Acquiring psychomotor skills in operative dentistry: do innate ability and motivation matter?
Version of Record online: 14 JUL 2011
© 2011 John Wiley & Sons A/S
European Journal of Dental Education
Volume 16, Issue 1, pages e187–e194, February 2012
How to Cite
Suksudaj, N., Townsend, G. C., Kaidonis, J., Lekkas, D. and Winning, T. A. (2012), Acquiring psychomotor skills in operative dentistry: do innate ability and motivation matter?. European Journal of Dental Education, 16: e187–e194. doi: 10.1111/j.1600-0579.2011.00696.x
- Issue online: 18 JAN 2012
- Version of Record online: 14 JUL 2011
- Accepted: 2 June 2011
- psychomotor skills;
- innate ability;
- skill acquisition;
- skill learning
Objective: The acquisition of psychomotor skills is a key competence in the practice of dentistry, and innate abilities and motivation have been shown to influence motor performance. However, the explicit integration of these factors into the design of research projects about skill acquisition in dentistry has been limited. Therefore, the purpose of this study was to provide a comprehensive analysis of how dental students’ abilities and motivation affected their performance in an operative task.

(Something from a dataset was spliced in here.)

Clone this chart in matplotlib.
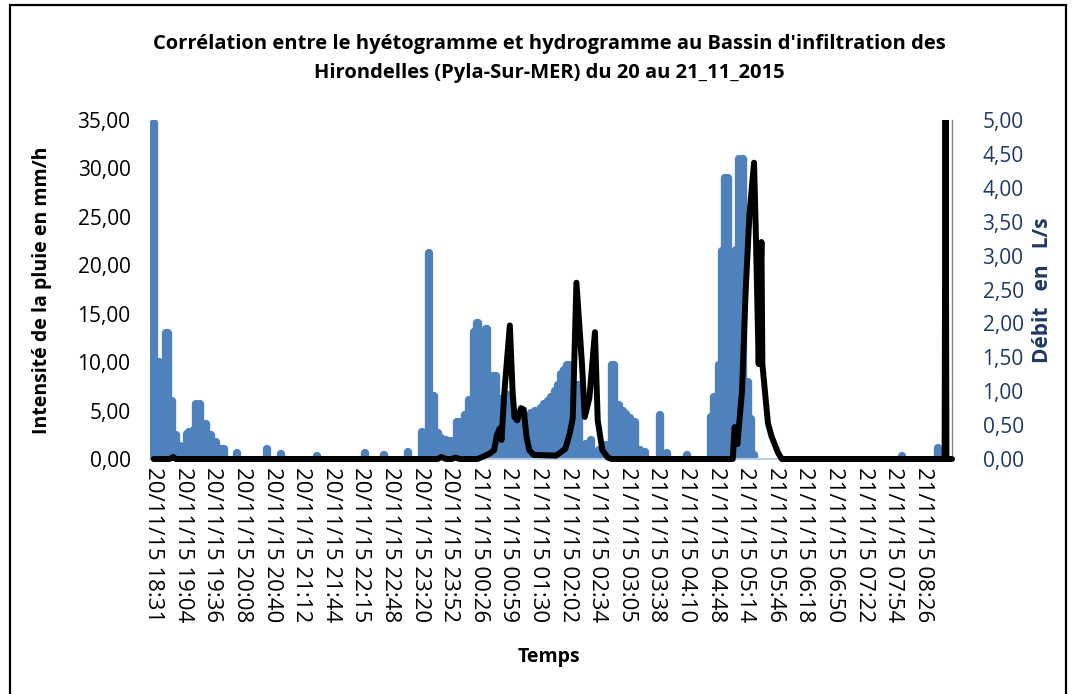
import numpy as np
import matplotlib.pyplot as plt
from matplotlib.patches import Rectangle

plt.rcParams['font.family'] = ['Open Sans', 'DejaVu Sans']

# category axis: one record per step, a date label every 32 records
n_records = 864
tick_step = 32
tick_labels = ['20/11/15 18:31', '20/11/15 19:04', '20/11/15 19:36', '20/11/15 20:08',
               '20/11/15 20:40', '20/11/15 21:12', '20/11/15 21:44', '20/11/15 22:15',
               '20/11/15 22:48', '20/11/15 23:20', '20/11/15 23:52', '21/11/15 00:26',
               '21/11/15 00:59', '21/11/15 01:30', '21/11/15 02:02', '21/11/15 02:34',
               '21/11/15 03:05', '21/11/15 03:38', '21/11/15 04:10', '21/11/15 04:48',
               '21/11/15 05:14', '21/11/15 05:46', '21/11/15 06:18', '21/11/15 06:50',
               '21/11/15 07:22', '21/11/15 07:54', '21/11/15 08:26']

# rain intensity (mm/h) - only the records where it rained
rain_idx = [0, 4, 6, 13, 15, 20, 24, 28, 36, 38, 44, 46, 50, 56, 62, 67, 73, 76,
            90, 123, 138, 177, 228, 249, 275,
            290, 298, 303, 307, 311, 316, 321, 328, 331, 336, 341, 346, 349, 351,
            359, 360, 364, 368, 370, 374, 378, 383, 387, 393, 398, 401, 404, 408,
            412, 416, 419, 422, 426, 430, 434, 437, 440, 444, 447, 449, 453, 456,
            460, 467, 473, 481, 489, 495, 498, 503, 507, 511, 515, 520, 526, 531,
            547, 555, 577,
            603, 606, 611, 614, 618, 621, 626, 629, 633, 637, 642, 646, 649,
            809, 848]
rain_mmh = [34.7, 10.0, 10.0, 13.0, 13.0, 6.0, 2.5, 1.3, 2.6, 2.8, 3.0, 5.7, 5.7, 3.6, 2.5, 1.8, 1.0, 1.0,
            0.6, 1.0, 0.5, 0.3, 0.6, 0.4, 0.7,
            2.8, 21.3, 6.5, 2.7, 2.2, 2.0, 1.9, 3.8, 3.8, 4.5, 6.1, 13.1, 14.0, 14.0,
            13.4, 13.4, 8.6, 8.6, 8.6, 6.2, 6.0, 6.6, 5.3, 4.2, 4.2, 3.6, 3.5, 4.8,
            5.0, 5.0, 5.3, 5.7, 6.0, 6.4, 7.0, 7.6, 8.8, 9.2, 9.7, 9.7, 8.0, 7.6,
            7.6, 1.6, 2.0, 0.9, 1.4, 9.7, 9.7, 5.6, 5.0, 4.6, 4.2, 3.8, 0.9, 0.7,
            4.5, 0.6, 0.4,
            4.3, 6.4, 9.7, 21.5, 29.0, 29.0, 20.7, 21.6, 31.0, 31.0, 8.0, 4.1, 0.4,
            0.3, 1.1]

# discharge (L/s)
q_idx = [0, 17, 21, 24, 307, 311, 316, 322, 326, 331, 350, 357, 363, 368, 371,
         374, 376, 379, 385, 388, 390, 393, 397, 400, 403, 406, 411, 435, 445,
         450, 453, 457, 463, 466, 471, 477, 480, 485, 491, 495,
         626, 628, 631, 636, 640, 644, 649, 651, 654, 657, 658, 664, 668, 675,
         679, 855, 856, 857, 863]
q_ls = [0.0, 0.0, 0.03, 0.0, 0.0, 0.03, 0.0, 0.0, 0.02, 0.0, 0.0, 0.04, 0.08, 0.13, 0.35,
        0.45, 0.28, 0.97, 1.97, 0.99, 0.62, 0.57, 0.75, 0.73, 0.33, 0.13, 0.06, 0.05, 0.15,
        0.39, 0.6, 2.6, 1.4, 0.62, 0.9, 1.87, 0.57, 0.13, 0.02, 0.0,
        0.0, 0.47, 0.22, 1.0, 2.5, 3.6, 4.37, 3.3, 1.4, 3.2, 1.4, 0.53, 0.33, 0.09,
        0.0, 0.0, 5.4, 0.0, 0.0]

bar_color = '#4f81bd'
navy = '#1f3864'

fig = plt.figure(figsize=(10.78, 6.94), dpi=100)
ax = fig.add_axes([150 / 1078, 1 - 459 / 694, 802 / 1078, 339 / 694])
ax2 = ax.twinx()

# hyetogram: thick strokes with rounded tops
ax.vlines(rain_idx, 0, rain_mmh, colors=bar_color, linewidth=6.0,
          capstyle='round', zorder=2)
ax.set_xlim(-4, n_records - 1)
ax.set_ylim(0, 35)
l_ticks = np.arange(0, 35.1, 5)
ax.set_yticks(l_ticks)
ax.set_yticklabels([('%.2f' % v).replace('.', ',') for v in l_ticks])
ax.set_xticks(np.arange(0, len(tick_labels) * tick_step, tick_step))
ax.set_xticklabels(tick_labels, rotation=270, ha='center', va='top')
ax.tick_params(axis='both', length=0, colors='black')
ax.tick_params(axis='x', pad=6, labelsize=16)
ax.tick_params(axis='y', pad=14, labelsize=15)

# hydrogram
line, = ax2.plot(q_idx, q_ls, color='black', linewidth=4.3,
                 solid_joinstyle='round', solid_capstyle='round', zorder=3)
line.set_clip_path(Rectangle((-0.01, -0.03), 1.02, 1.03, transform=ax2.transAxes))
ax2.set_ylim(0, 5)
q_ticks = np.arange(0, 5.01, 0.5)
ax2.set_yticks(q_ticks)
ax2.set_yticklabels([('%.2f' % v).replace('.', ',') for v in q_ticks])
ax2.tick_params(axis='y', length=0, labelsize=15, colors=navy, pad=22)

for s in ['top', 'left', 'right']:
    ax.spines[s].set_visible(False)
ax.spines['bottom'].set_color('#b9cde5')
ax.spines['bottom'].set_linewidth(1.5)
for s in ['top', 'left', 'bottom']:
    ax2.spines[s].set_visible(False)
ax2.spines['right'].set_color('#868686')
ax2.spines['right'].set_linewidth(1.0)

fig.text(549 / 1078, 1 - 44 / 694,
         "Corrélation entre le hyétogramme et hydrogramme au Bassin d'infiltration des",
         ha='center', va='center', fontsize=14.5, fontweight='bold')
fig.text(549 / 1078, 1 - 73 / 694, 'Hirondelles (Pyla-Sur-MER) du 20 au 21_11_2015',
         ha='center', va='center', fontsize=14.5, fontweight='bold')
fig.text(549 / 1078, 1 - 657 / 694, 'Temps', ha='center', va='center',
         fontsize=14, fontweight='bold')
fig.text(42 / 1078, 1 - 290 / 694, 'Intensité de la pluie en mm/h', rotation=90,
         ha='center', va='center', fontsize=14, fontweight='bold')
fig.text(1043 / 1078, 1 - 290 / 694, 'Débit   en   L/s', rotation=90,
         ha='center', va='center', fontsize=15, fontweight='bold', color=navy)

# chart frame
fig.patches.append(Rectangle((10 / 1078, -0.02), 1056 / 1078, 1.02 - 5 / 694,
                             transform=fig.transFigure, fill=False,
                             edgecolor='black', linewidth=1.6))

fig.savefig('out.png', dpi=100)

Methods: A longitudinal study with two cohorts of dental students was conducted in laboratory classes forming part of an operative technique course. A range of standardised psychometric tests was used to assess different abilities before completing a cavity preparation on Frasaco teeth. This was followed immediately by completion of an Intrinsic Motivation Inventory.
Results: Low but statistically significant correlations (P < 0.05) were found between dental performance and psychomotor ability (r = 0.22), and also dental performance and motivation (r = 0.19). A significant difference (P < 0.05) was found in the grades obtained for the cavity preparation exercise in one cohort between students with higher levels of psychomotor ability compared with those with lower levels (Tracing scores) (P < 0.05). No significant differences in grades obtained for the cavity preparation exercise were found between students with higher and lower levels of motivation.
Conclusion: Both innate psychomotor ability and motivation showed only weak positive associations with dental performance on cavity preparation exercises. Our study suggests that student-related factors only provide limited information to explain differences in performance or to be useful as specific predictors of future performance by individuals.